I must confess, as I walked in the main door I did think - um! seems small and no atmosphere, and I thought I was going to be let down but, as if often the case, first impressions were wrong and I had a super time from start to finish! We paid £6.50 entrance as we were part of a coach party but if I'd had to pay the £8.50 I'd not have complained.
The cafe is small but the staff very friendly and our sandwiches/jacket potatoes/cakes all went down a treat - good fillings in sandwiches, hot tasty potatoes, delicious cakes and not overly expensive for a museum. I was miffed my black coffee cost £2 whereas all other types, latte, capuccino etc were only £1.75!

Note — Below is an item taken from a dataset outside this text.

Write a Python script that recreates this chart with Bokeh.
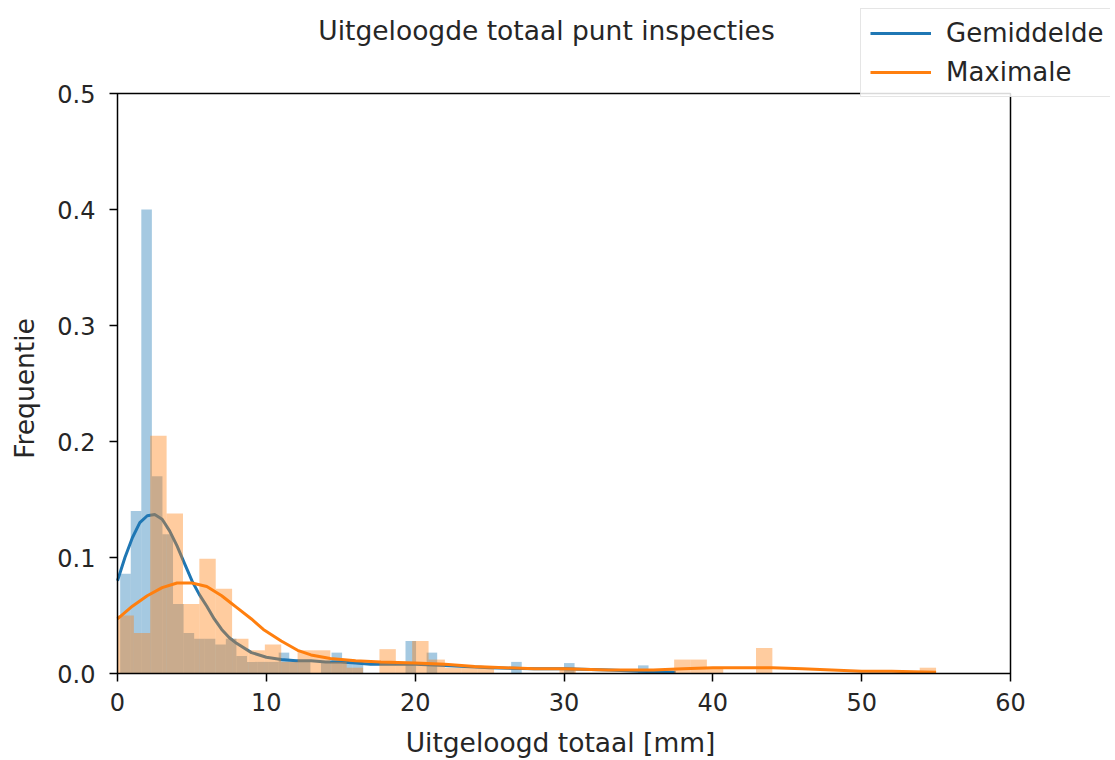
import math
from bokeh.plotting import figure
from bokeh.models import (Range1d, FixedTicker, PrintfTickFormatter, Legend, LegendItem,
                          ColumnDataSource, BoxAnnotation, Label)
from bokeh.embed import file_html
from bokeh.resources import INLINE

# ---------------- data ----------------
title_text = "Uitgeloogde totaal punt inspecties"
x_label = "Uitgeloogd totaal [mm]"
y_label = "Frequentie"
series_names = ["Gemiddelde", "Maximale"]

# histogram of "Gemiddelde": equal bins, first edge and width
blue_bin_start = 0.18
blue_bin_width = 0.71
blue_density = [0.086, 0.14, 0.40, 0.17, 0.12, 0.06, 0.035, 0.03, 0.03, 0.025,
                0.03, 0.015, 0.01, 0.01, 0.01, 0.018, 0.012, 0.01, 0.0, 0.01,
                0.018, 0.01, 0.01, 0.0, 0.0, 0.0, 0.0, 0.028, 0.0, 0.018,
                0.0, 0.0, 0.0, 0.0, 0.0, 0.0, 0.0, 0.01, 0.0, 0.0,
                0.0, 0.0, 0.009, 0.0, 0.0, 0.0, 0.0, 0.0, 0.0, 0.007]

# histogram of "Maximale"
orange_bin_start = 0.0
orange_bin_width = 1.1
orange_density = [0.05, 0.035, 0.205, 0.138, 0.06, 0.099, 0.073, 0.03, 0.02, 0.025,
                  0.01, 0.02, 0.02, 0.01, 0.005, 0.0, 0.021, 0.01, 0.028, 0.012,
                  0.005, 0.005, 0.005, 0.0, 0.0, 0.0, 0.0, 0.005, 0.0, 0.0,
                  0.0, 0.0, 0.0, 0.0, 0.012, 0.012, 0.005, 0.0, 0.0, 0.022,
                  0.0, 0.0, 0.0, 0.0, 0.0, 0.0, 0.0, 0.0, 0.0, 0.005]

# density curves
blue_kde_x = [0, 0.5, 1, 1.5, 2, 2.5, 3, 3.5, 4, 4.5, 5, 5.5, 6, 6.5, 7, 7.5, 8, 9, 10,
              11, 12, 13, 14, 15, 16, 17, 18, 20, 22, 25, 28, 30, 33, 35, 37.5]
blue_kde_y = [0.080, 0.100, 0.117, 0.130, 0.136, 0.137, 0.133, 0.123, 0.110, 0.095,
              0.080, 0.068, 0.058, 0.047, 0.038, 0.031, 0.026, 0.018, 0.014,
              0.012, 0.011, 0.011, 0.010, 0.010, 0.009, 0.008, 0.008, 0.008, 0.007,
              0.005, 0.004, 0.004, 0.003, 0.002, 0.001]

orange_kde_x = [0, 1, 2, 3, 4, 5, 6, 7, 7.6, 8, 9, 9.8, 11, 12.1, 13, 14.3, 16, 17.7,
                20, 22, 24, 26, 28, 30, 33, 36, 38, 40, 42, 44, 46, 48, 50, 52, 55]
orange_kde_y = [0.047, 0.058, 0.067, 0.074, 0.078, 0.078, 0.075, 0.067, 0.061, 0.057,
                0.047, 0.038, 0.028, 0.020, 0.016, 0.013, 0.011, 0.010,
                0.009, 0.008, 0.006, 0.005, 0.004, 0.004, 0.003, 0.003, 0.004, 0.005,
                0.005, 0.005, 0.004, 0.003, 0.002, 0.002, 0.001]

x_ticks = [0, 10, 20, 30, 40, 50, 60]
y_ticks = [0.0, 0.1, 0.2, 0.3, 0.4, 0.5]
x_min, x_max = 0, 60
y_min, y_max = 0.0, 0.5

# ---------------- layout / styles ----------------
BLUE = "#1f77b4"
ORANGE = "#ff7f0e"
TEXT = "#262626"
FONT = "DejaVu Sans"

W, H = 1110, 760
AX_LEFT, AX_RIGHT, AX_TOP, AX_BOTTOM = 117, 1010, 93, 673   # visible axes box, px
# the drawing frame covers the whole canvas; the axes are pinned to the box edges,
# so that the title, labels and the legend outside the box are not clipped
ppx = (AX_RIGHT - AX_LEFT) / (x_max - x_min)
ppy = (AX_BOTTOM - AX_TOP) / (y_max - y_min)


def px_to_x(px):
    return x_min + (px - AX_LEFT) / ppx


def px_to_y(py):
    return y_min + (AX_BOTTOM - py) / ppy


def hist_source(start, width, dens):
    left = [start + i * width for i in range(len(dens))]
    right = [l + width for l in left]
    return ColumnDataSource(dict(left=left, right=right, top=dens))


p = figure(width=W, height=H, output_backend="svg", toolbar_location=None,
           x_range=Range1d(px_to_x(0), px_to_x(W)), y_range=Range1d(px_to_y(H), px_to_y(0)),
           min_border_left=0, min_border_right=0, min_border_top=0, min_border_bottom=0)

p.quad(left="left", right="right", top="top", bottom=0,
       source=hist_source(blue_bin_start, blue_bin_width, blue_density),
       fill_color=BLUE, fill_alpha=0.4, line_color=None)
blue_line = p.line(blue_kde_x, blue_kde_y, line_color=BLUE, line_width=3)

p.quad(left="left", right="right", top="top", bottom=0,
       source=hist_source(orange_bin_start, orange_bin_width, orange_density),
       fill_color=ORANGE, fill_alpha=0.4, line_color=None)
orange_line = p.line(orange_kde_x, orange_kde_y, line_color=ORANGE, line_width=3)

# axes box
p.outline_line_color = None
p.add_layout(BoxAnnotation(left=x_min, right=x_max, bottom=y_min, top=y_max,
                           fill_alpha=0, fill_color=None, line_color="black",
                           line_alpha=1.0, line_width=1.5))

# axes pinned to the box
p.xgrid.visible = False
p.ygrid.visible = False
p.xaxis.fixed_location = y_min
p.yaxis.fixed_location = x_min
p.xaxis.ticker = FixedTicker(ticks=x_ticks)
p.yaxis.ticker = FixedTicker(ticks=y_ticks)
p.xaxis.formatter = PrintfTickFormatter(format="%d")
p.yaxis.formatter = PrintfTickFormatter(format="%.1f")
for ax in (p.xaxis[0], p.yaxis[0]):
    ax.axis_line_color = None
    ax.major_tick_line_color = "black"
    ax.major_tick_line_width = 1.5
    ax.major_tick_in = 0
    ax.major_tick_out = 8
    ax.minor_tick_line_color = None
    ax.major_label_text_font = FONT
    ax.major_label_text_font_size = "24px"
    ax.major_label_text_color = TEXT
p.xaxis.major_label_standoff = 11
p.yaxis.major_label_standoff = 14

# title and axis labels
p.add_layout(Label(x=px_to_x(546), y=px_to_y(30), text=title_text, text_align="center",
                   text_baseline="middle", text_font=FONT, text_font_size="26.5px",
                   text_color=TEXT))
p.add_layout(Label(x=px_to_x(560), y=px_to_y(742), text=x_label, text_align="center",
                   text_baseline="middle", text_font=FONT, text_font_size="26.5px",
                   text_color=TEXT))
p.add_layout(Label(x=px_to_x(24), y=px_to_y(388), text=y_label, text_align="center",
                   text_baseline="middle", angle=math.pi / 2, text_font=FONT,
                   text_font_size="26.5px", text_color=TEXT))

legend = Legend(items=[LegendItem(label=series_names[0], renderers=[blue_line]),
                       LegendItem(label=series_names[1], renderers=[orange_line])],
                location=(860, H - 97))
legend.label_text_font = FONT
legend.label_text_font_size = "26px"
legend.label_text_color = TEXT
legend.glyph_width = 61
legend.glyph_height = 30
legend.label_height = 30
legend.label_standoff = 15
legend.padding = 9
legend.spacing = 9
legend.margin = 0
legend.border_line_color = "#cccccc"
legend.border_line_width = 1.5
legend.background_fill_color = "white"
legend.background_fill_alpha = 0.85
p.add_layout(legend, "center")

open("out.html", "w").write(file_html(p, INLINE))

There is so much to see, ranging from steam engines, trams, wonderful old cars, horsedrawn carts etc all in beautiful condition. There were several shops and some houses set up as the would have been in their hay day. I prefered the second part of the museum as there was so much to see I could relate to - the range of hoovers through the ages, hair dryers, house heaters, cookers, washing machines, kitchen equipment, toys, cameras etc, etc was extensive and facinating to see - I loved the 'set ups' of the rooms through the decades. In the music shop the lovely lady - in period costume - played requests on the wind up record player - we had Glenn Miller! Three ladies gave a talk/demonstration on 'make do and mend' amongst other things. Made me very glad in one sense to be alive now with all the home comforts and aids we so take for granted now, when you could see how hard it was only 50 years ago.
I think the 'living sweet shop' needed a bigger choice of sweets, I was disapointed in that, the lady was very pleasant but from the description I'd expected a lot more.
Some of the manequins needed some sorting out but many were good.
It's not interactive as we know so many museums today, it's not loud with constant music/commentaries etc, it's not all bright lights and trendy presentation of display objects, it's a museum set in the time it is depicting and I really appreciated that!
I would especially recommend it as a place to go for adults of 40-50 onwards and anyone who wants to relive their and 'the' past from the 1900s.